---- Provided data

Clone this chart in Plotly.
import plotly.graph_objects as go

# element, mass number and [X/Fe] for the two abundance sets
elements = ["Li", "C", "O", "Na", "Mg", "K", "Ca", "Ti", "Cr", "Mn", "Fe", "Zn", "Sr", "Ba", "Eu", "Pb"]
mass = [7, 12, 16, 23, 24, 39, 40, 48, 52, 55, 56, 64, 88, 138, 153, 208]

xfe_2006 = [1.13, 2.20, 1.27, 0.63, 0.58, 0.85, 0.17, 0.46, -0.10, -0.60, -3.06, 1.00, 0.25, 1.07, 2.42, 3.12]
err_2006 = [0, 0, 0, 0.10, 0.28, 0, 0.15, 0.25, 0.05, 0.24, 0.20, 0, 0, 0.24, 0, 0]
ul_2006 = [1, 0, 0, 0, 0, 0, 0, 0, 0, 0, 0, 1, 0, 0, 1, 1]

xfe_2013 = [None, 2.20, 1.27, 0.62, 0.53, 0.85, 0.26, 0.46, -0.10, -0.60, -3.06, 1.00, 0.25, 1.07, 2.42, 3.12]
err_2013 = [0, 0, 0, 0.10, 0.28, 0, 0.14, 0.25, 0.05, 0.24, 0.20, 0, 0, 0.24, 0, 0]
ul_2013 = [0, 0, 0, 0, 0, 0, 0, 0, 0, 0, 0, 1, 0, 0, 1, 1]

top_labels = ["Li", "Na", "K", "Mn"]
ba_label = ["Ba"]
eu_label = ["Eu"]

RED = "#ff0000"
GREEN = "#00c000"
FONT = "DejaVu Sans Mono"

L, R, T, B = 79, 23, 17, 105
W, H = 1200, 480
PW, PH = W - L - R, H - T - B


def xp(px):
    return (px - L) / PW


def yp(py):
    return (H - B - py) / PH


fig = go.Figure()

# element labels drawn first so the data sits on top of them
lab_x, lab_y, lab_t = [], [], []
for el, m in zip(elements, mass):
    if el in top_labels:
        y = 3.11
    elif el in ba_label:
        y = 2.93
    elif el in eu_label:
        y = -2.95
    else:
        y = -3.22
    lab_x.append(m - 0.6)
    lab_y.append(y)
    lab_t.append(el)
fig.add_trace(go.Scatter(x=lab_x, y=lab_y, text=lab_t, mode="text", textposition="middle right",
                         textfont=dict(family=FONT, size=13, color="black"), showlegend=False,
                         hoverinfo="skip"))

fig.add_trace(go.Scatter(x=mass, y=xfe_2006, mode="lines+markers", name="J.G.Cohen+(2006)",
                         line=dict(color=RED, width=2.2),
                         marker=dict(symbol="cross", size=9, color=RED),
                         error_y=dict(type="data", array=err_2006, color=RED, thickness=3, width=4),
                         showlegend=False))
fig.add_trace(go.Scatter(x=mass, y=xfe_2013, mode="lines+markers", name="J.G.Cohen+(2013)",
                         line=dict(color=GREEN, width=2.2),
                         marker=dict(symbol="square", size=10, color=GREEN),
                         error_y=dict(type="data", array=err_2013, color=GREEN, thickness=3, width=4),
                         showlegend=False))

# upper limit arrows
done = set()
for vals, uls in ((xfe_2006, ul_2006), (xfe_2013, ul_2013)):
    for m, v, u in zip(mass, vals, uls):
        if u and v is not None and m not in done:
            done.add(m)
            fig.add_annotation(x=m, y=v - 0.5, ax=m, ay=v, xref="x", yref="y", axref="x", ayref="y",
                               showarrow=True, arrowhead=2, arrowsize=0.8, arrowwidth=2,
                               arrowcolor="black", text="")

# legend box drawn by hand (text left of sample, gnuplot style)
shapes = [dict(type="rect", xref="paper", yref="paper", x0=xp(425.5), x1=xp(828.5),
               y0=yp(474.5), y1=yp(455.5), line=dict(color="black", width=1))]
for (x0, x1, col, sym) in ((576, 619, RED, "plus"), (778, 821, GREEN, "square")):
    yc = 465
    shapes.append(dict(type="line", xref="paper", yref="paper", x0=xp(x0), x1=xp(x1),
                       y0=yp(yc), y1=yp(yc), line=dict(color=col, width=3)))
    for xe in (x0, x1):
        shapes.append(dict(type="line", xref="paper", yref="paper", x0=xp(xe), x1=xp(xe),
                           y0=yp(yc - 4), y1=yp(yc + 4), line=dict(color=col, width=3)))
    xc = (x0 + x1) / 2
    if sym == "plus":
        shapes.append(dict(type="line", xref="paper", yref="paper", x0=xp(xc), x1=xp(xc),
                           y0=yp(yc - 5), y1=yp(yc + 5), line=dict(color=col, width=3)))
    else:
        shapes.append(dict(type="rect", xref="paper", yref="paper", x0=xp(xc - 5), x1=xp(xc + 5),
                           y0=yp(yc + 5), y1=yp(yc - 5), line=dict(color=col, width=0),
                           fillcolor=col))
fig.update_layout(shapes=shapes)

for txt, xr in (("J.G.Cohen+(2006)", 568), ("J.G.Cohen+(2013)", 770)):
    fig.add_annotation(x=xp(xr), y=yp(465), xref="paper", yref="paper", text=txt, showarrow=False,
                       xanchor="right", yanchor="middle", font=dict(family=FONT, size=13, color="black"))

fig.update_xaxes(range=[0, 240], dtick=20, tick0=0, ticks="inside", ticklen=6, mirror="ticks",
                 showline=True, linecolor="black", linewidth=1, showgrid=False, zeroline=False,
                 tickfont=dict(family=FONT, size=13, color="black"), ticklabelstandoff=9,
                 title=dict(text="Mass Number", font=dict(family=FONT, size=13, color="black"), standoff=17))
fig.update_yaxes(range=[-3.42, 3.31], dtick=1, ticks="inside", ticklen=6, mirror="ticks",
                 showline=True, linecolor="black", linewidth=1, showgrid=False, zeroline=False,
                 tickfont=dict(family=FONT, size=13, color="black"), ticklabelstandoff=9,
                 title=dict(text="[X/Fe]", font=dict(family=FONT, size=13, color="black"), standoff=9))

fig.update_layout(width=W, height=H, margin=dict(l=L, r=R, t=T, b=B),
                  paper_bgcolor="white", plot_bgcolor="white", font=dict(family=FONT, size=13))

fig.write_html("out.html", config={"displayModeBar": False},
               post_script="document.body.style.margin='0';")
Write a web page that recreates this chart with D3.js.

--------

• [What you need to do]: Return each entry from the material above exactly as it appears.

• [Response]:
Clone this chart in Plotly.
import plotly.graph_objects as go

# element, mass number and [X/Fe] for the two abundance sets
elements = ["Li", "C", "O", "Na", "Mg", "K", "Ca", "Ti", "Cr", "Mn", "Fe", "Zn", "Sr", "Ba", "Eu", "Pb"]
mass = [7, 12, 16, 23, 24, 39, 40, 48, 52, 55, 56, 64, 88, 138, 153, 208]

xfe_2006 = [1.13, 2.20, 1.27, 0.63, 0.58, 0.85, 0.17, 0.46, -0.10, -0.60, -3.06, 1.00, 0.25, 1.07, 2.42, 3.12]
err_2006 = [0, 0, 0, 0.10, 0.28, 0, 0.15, 0.25, 0.05, 0.24, 0.20, 0, 0, 0.24, 0, 0]
ul_2006 = [1, 0, 0, 0, 0, 0, 0, 0, 0, 0, 0, 1, 0, 0, 1, 1]

xfe_2013 = [None, 2.20, 1.27, 0.62, 0.53, 0.85, 0.26, 0.46, -0.10, -0.60, -3.06, 1.00, 0.25, 1.07, 2.42, 3.12]
err_2013 = [0, 0, 0, 0.10, 0.28, 0, 0.14, 0.25, 0.05, 0.24, 0.20, 0, 0, 0.24, 0, 0]
ul_2013 = [0, 0, 0, 0, 0, 0, 0, 0, 0, 0, 0, 1, 0, 0, 1, 1]

top_labels = ["Li", "Na", "K", "Mn"]
ba_label = ["Ba"]
eu_label = ["Eu"]

RED = "#ff0000"
GREEN = "#00c000"
FONT = "DejaVu Sans Mono"

L, R, T, B = 79, 23, 17, 105
W, H = 1200, 480
PW, PH = W - L - R, H - T - B


def xp(px):
    return (px - L) / PW


def yp(py):
    return (H - B - py) / PH


fig = go.Figure()

# element labels drawn first so the data sits on top of them
lab_x, lab_y, lab_t = [], [], []
for el, m in zip(elements, mass):
    if el in top_labels:
        y = 3.11
    elif el in ba_label:
        y = 2.93
    elif el in eu_label:
        y = -2.95
    else:
        y = -3.22
    lab_x.append(m - 0.6)
    lab_y.append(y)
    lab_t.append(el)
fig.add_trace(go.Scatter(x=lab_x, y=lab_y, text=lab_t, mode="text", textposition="middle right",
                         textfont=dict(family=FONT, size=13, color="black"), showlegend=False,
                         hoverinfo="skip"))

fig.add_trace(go.Scatter(x=mass, y=xfe_2006, mode="lines+markers", name="J.G.Cohen+(2006)",
                         line=dict(color=RED, width=2.2),
                         marker=dict(symbol="cross", size=9, color=RED),
                         error_y=dict(type="data", array=err_2006, color=RED, thickness=3, width=4),
                         showlegend=False))
fig.add_trace(go.Scatter(x=mass, y=xfe_2013, mode="lines+markers", name="J.G.Cohen+(2013)",
                         line=dict(color=GREEN, width=2.2),
                         marker=dict(symbol="square", size=10, color=GREEN),
                         error_y=dict(type="data", array=err_2013, color=GREEN, thickness=3, width=4),
                         showlegend=False))

# upper limit arrows
done = set()
for vals, uls in ((xfe_2006, ul_2006), (xfe_2013, ul_2013)):
    for m, v, u in zip(mass, vals, uls):
        if u and v is not None and m not in done:
            done.add(m)
            fig.add_annotation(x=m, y=v - 0.5, ax=m, ay=v, xref="x", yref="y", axref="x", ayref="y",
                               showarrow=True, arrowhead=2, arrowsize=0.8, arrowwidth=2,
                               arrowcolor="black", text="")

# legend box drawn by hand (text left of sample, gnuplot style)
shapes = [dict(type="rect", xref="paper", yref="paper", x0=xp(425.5), x1=xp(828.5),
               y0=yp(474.5), y1=yp(455.5), line=dict(color="black", width=1))]
for (x0, x1, col, sym) in ((576, 619, RED, "plus"), (778, 821, GREEN, "square")):
    yc = 465
    shapes.append(dict(type="line", xref="paper", yref="paper", x0=xp(x0), x1=xp(x1),
                       y0=yp(yc), y1=yp(yc), line=dict(color=col, width=3)))
    for xe in (x0, x1):
        shapes.append(dict(type="line", xref="paper", yref="paper", x0=xp(xe), x1=xp(xe),
                           y0=yp(yc - 4), y1=yp(yc + 4), line=dict(color=col, width=3)))
    xc = (x0 + x1) / 2
    if sym == "plus":
        shapes.append(dict(type="line", xref="paper", yref="paper", x0=xp(xc), x1=xp(xc),
                           y0=yp(yc - 5), y1=yp(yc + 5), line=dict(color=col, width=3)))
    else:
        shapes.append(dict(type="rect", xref="paper", yref="paper", x0=xp(xc - 5), x1=xp(xc + 5),
                           y0=yp(yc + 5), y1=yp(yc - 5), line=dict(color=col, width=0),
                           fillcolor=col))
fig.update_layout(shapes=shapes)

for txt, xr in (("J.G.Cohen+(2006)", 568), ("J.G.Cohen+(2013)", 770)):
    fig.add_annotation(x=xp(xr), y=yp(465), xref="paper", yref="paper", text=txt, showarrow=False,
                       xanchor="right", yanchor="middle", font=dict(family=FONT, size=13, color="black"))

fig.update_xaxes(range=[0, 240], dtick=20, tick0=0, ticks="inside", ticklen=6, mirror="ticks",
                 showline=True, linecolor="black", linewidth=1, showgrid=False, zeroline=False,
                 tickfont=dict(family=FONT, size=13, color="black"), ticklabelstandoff=9,
                 title=dict(text="Mass Number", font=dict(family=FONT, size=13, color="black"), standoff=17))
fig.update_yaxes(range=[-3.42, 3.31], dtick=1, ticks="inside", ticklen=6, mirror="ticks",
                 showline=True, linecolor="black", linewidth=1, showgrid=False, zeroline=False,
                 tickfont=dict(family=FONT, size=13, color="black"), ticklabelstandoff=9,
                 title=dict(text="[X/Fe]", font=dict(family=FONT, size=13, color="black"), standoff=9))

fig.update_layout(width=W, height=H, margin=dict(l=L, r=R, t=T, b=B),
                  paper_bgcolor="white", plot_bgcolor="white", font=dict(family=FONT, size=13))

fig.write_html("out.html", config={"displayModeBar": False},
               post_script="document.body.style.margin='0';")
Write a web page that recreates this chart with D3.js.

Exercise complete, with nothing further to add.